We are seeking an Observability & SRE Expert with HO experience in On-premise and Cloud environments to join us part-time (100 hours monthly).
the role involves practical tasks:
Implement monitoring, logging, tracing, and metrics for On-Premise and Cloud. Manage SLOs, SLAs, SLIs, and Error Budgets.
Monitor, troubleshoot, and resolve performance issues. Handle incidents and perform root cause analysis.
Develop automation for operational processes. Manage infrastructure and write maintenance scripts.
Build intuitive dashboards and optimize alert management.
Cross-Team collaboration: Work with Development, Infrastructure, Security, and DevOps teams.
Apply SRE principles to enhance system reliability and performance.
place of employment: center
scope of hours: part time job.
Requirements: Experience: 7+ years hands-on in Observability, Monitoring, SRE, On-Premise &Cloud.

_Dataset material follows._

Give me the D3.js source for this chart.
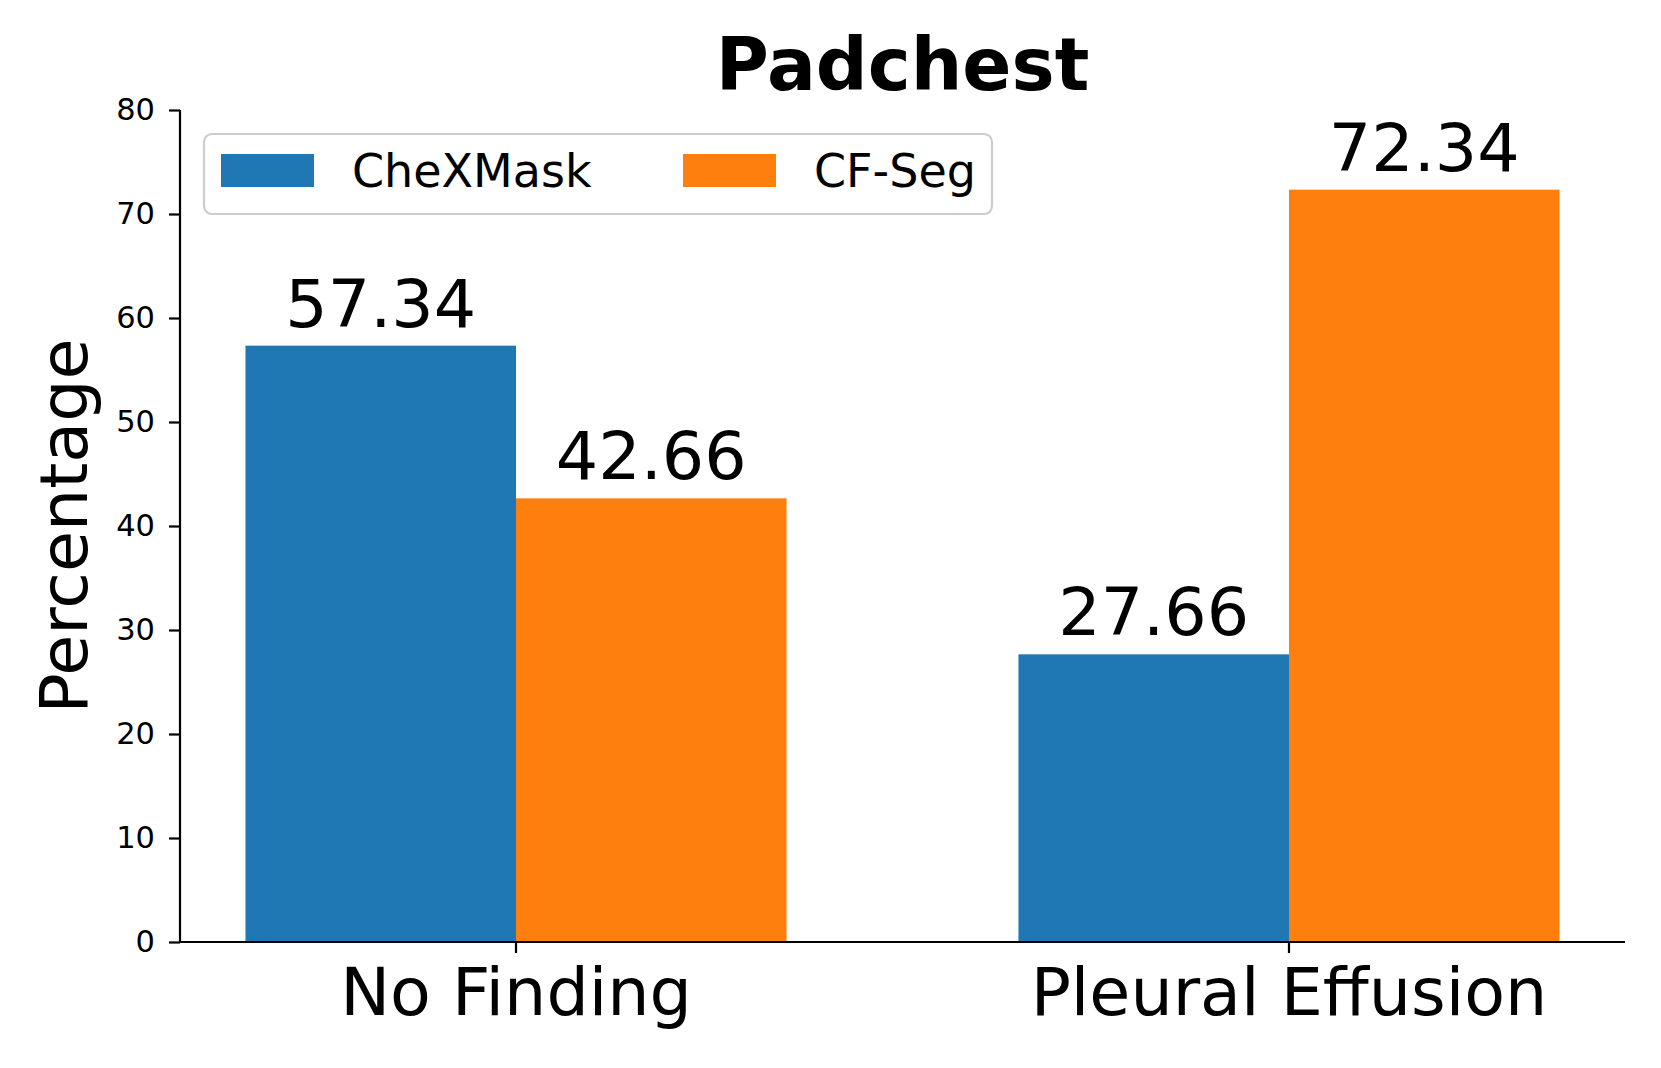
<!DOCTYPE html>
<html>
<head>
<meta charset="utf-8">
<script src="https://cdn.jsdelivr.net/npm/d3@7"></script>
<style>
  html, body { margin: 0; padding: 0; background: #fff; }
  svg { display: block; font-family: "DejaVu Sans", sans-serif; }
</style>
</head>
<body>
<svg id="chart" width="1661" height="1068"></svg>
<script>
const categories = ["No Finding", "Pleural Effusion"];
const seriesNames = ["CheXMask", "CF-Seg"];
const cheXMaskValues = [57.34, 27.66];
const cfSegValues = [42.66, 72.34];
const yTicks = [0, 10, 20, 30, 40, 50, 60, 70, 80];
const colors = ["#1f77b4", "#ff7f0e"];

const seriesValues = [cheXMaskValues, cfSegValues];

const svg = d3.select("#chart");
const W = 1661, H = 1068;
svg.append("rect").attr("width", W).attr("height", H).attr("fill", "#fff");

const plotLeft = 180, plotRight = 1625, plotTop = 110, plotBottom = 942;

const x0 = d3.scaleBand().domain(categories).range([plotLeft, plotRight])
  .paddingInner(0.3).paddingOuter(0.0847);
const x1 = d3.scaleBand().domain(seriesNames).range([0, x0.bandwidth()]).padding(0);
const y = d3.scaleLinear().domain([0, 80]).range([plotBottom, plotTop]);

// Bars
const groups = svg.append("g").selectAll("g")
  .data(categories).join("g")
  .attr("transform", d => `translate(${x0(d)},0)`);

groups.selectAll("rect")
  .data((c, i) => seriesNames.map((s, j) => ({ s, j, v: seriesValues[j][i] })))
  .join("rect")
  .attr("x", d => x1(d.s))
  .attr("y", d => y(d.v))
  .attr("width", x1.bandwidth())
  .attr("height", d => y(0) - y(d.v))
  .attr("fill", d => colors[d.j]);

// Value labels
groups.selectAll("text.val")
  .data((c, i) => seriesNames.map((s, j) => ({ s, j, v: seriesValues[j][i] })))
  .join("text")
  .attr("class", "val")
  .attr("x", d => x1(d.s) + x1.bandwidth() / 2)
  .attr("y", d => y(d.v) - 19)
  .attr("text-anchor", "middle")
  .attr("font-size", 66.7)
  .attr("fill", "#000")
  .text(d => d.v.toFixed(2));

// Y axis
const yAxis = d3.axisLeft(y).tickValues(yTicks).tickSize(11).tickPadding(14);
const yg = svg.append("g").attr("transform", `translate(${plotLeft},0)`).call(yAxis);
yg.select(".domain").attr("stroke", "#000").attr("stroke-width", 2.2)
  .attr("d", `M0,${plotTop}V${plotBottom}`);
yg.selectAll(".tick line").attr("stroke", "#000").attr("stroke-width", 2.2);
yg.selectAll(".tick text").attr("font-size", 30.5).attr("fill", "#000")
  .attr("font-family", "DejaVu Sans");

// X axis
const xAxis = d3.axisBottom(x0).tickSize(11).tickPadding(20);
const xg = svg.append("g").attr("transform", `translate(0,${plotBottom})`).call(xAxis);
xg.select(".domain").attr("stroke", "#000").attr("stroke-width", 2.2)
  .attr("d", `M${plotLeft},0H${plotRight}`);
xg.selectAll(".tick line").attr("stroke", "#000").attr("stroke-width", 2.2);
xg.selectAll(".tick text").attr("font-size", 66.7).attr("fill", "#000")
  .attr("font-family", "DejaVu Sans")
  .attr("dy", null).attr("y", 73);

// Y label
svg.append("text")
  .attr("transform", `translate(87,${(plotTop + plotBottom) / 2}) rotate(-90)`)
  .attr("text-anchor", "middle")
  .attr("font-size", 66.7)
  .attr("fill", "#000")
  .text("Percentage");

// Title
svg.append("text")
  .attr("x", (plotLeft + plotRight) / 2)
  .attr("y", 90)
  .attr("text-anchor", "middle")
  .attr("font-size", 72.5)
  .attr("font-weight", "bold")
  .attr("fill", "#000")
  .text("Padchest");

// Legend
const lg = svg.append("g");
lg.append("rect")
  .attr("x", 204).attr("y", 134).attr("width", 788).attr("height", 80)
  .attr("rx", 8).attr("ry", 8)
  .attr("fill", "#fff").attr("fill-opacity", 0.8)
  .attr("stroke", "#cccccc").attr("stroke-width", 2.2);
const legendX = [221, 683];
seriesNames.forEach((s, j) => {
  lg.append("rect")
    .attr("x", legendX[j]).attr("y", 154)
    .attr("width", 93).attr("height", 33)
    .attr("fill", colors[j]);
  lg.append("text")
    .attr("x", legendX[j] + 131).attr("y", 187)
    .attr("font-size", 46)
    .attr("fill", "#000")
    .text(s);
});
</script>
</body>
</html>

Tools: Prometheus, Grafana, ELK, Splunk, Datadog, Terraform, Ansible, etc.
Programming: Python, Java
Big Data: Hadoop, Spark, Kafka
Cloud: AWS/GCP/Azure, CloudWatch, Stackdriver.
SLO/SLA/SLI/ Error Budgets: Practical experience.
Incident Management: RCA, incident handling.
automation: Scripting and process automation.
Nice to have:
Degree in Computer Science or a related field.
Kubernetes, Docker experience.
AI& Machine Learning knowledge.
This position is open to all candidates.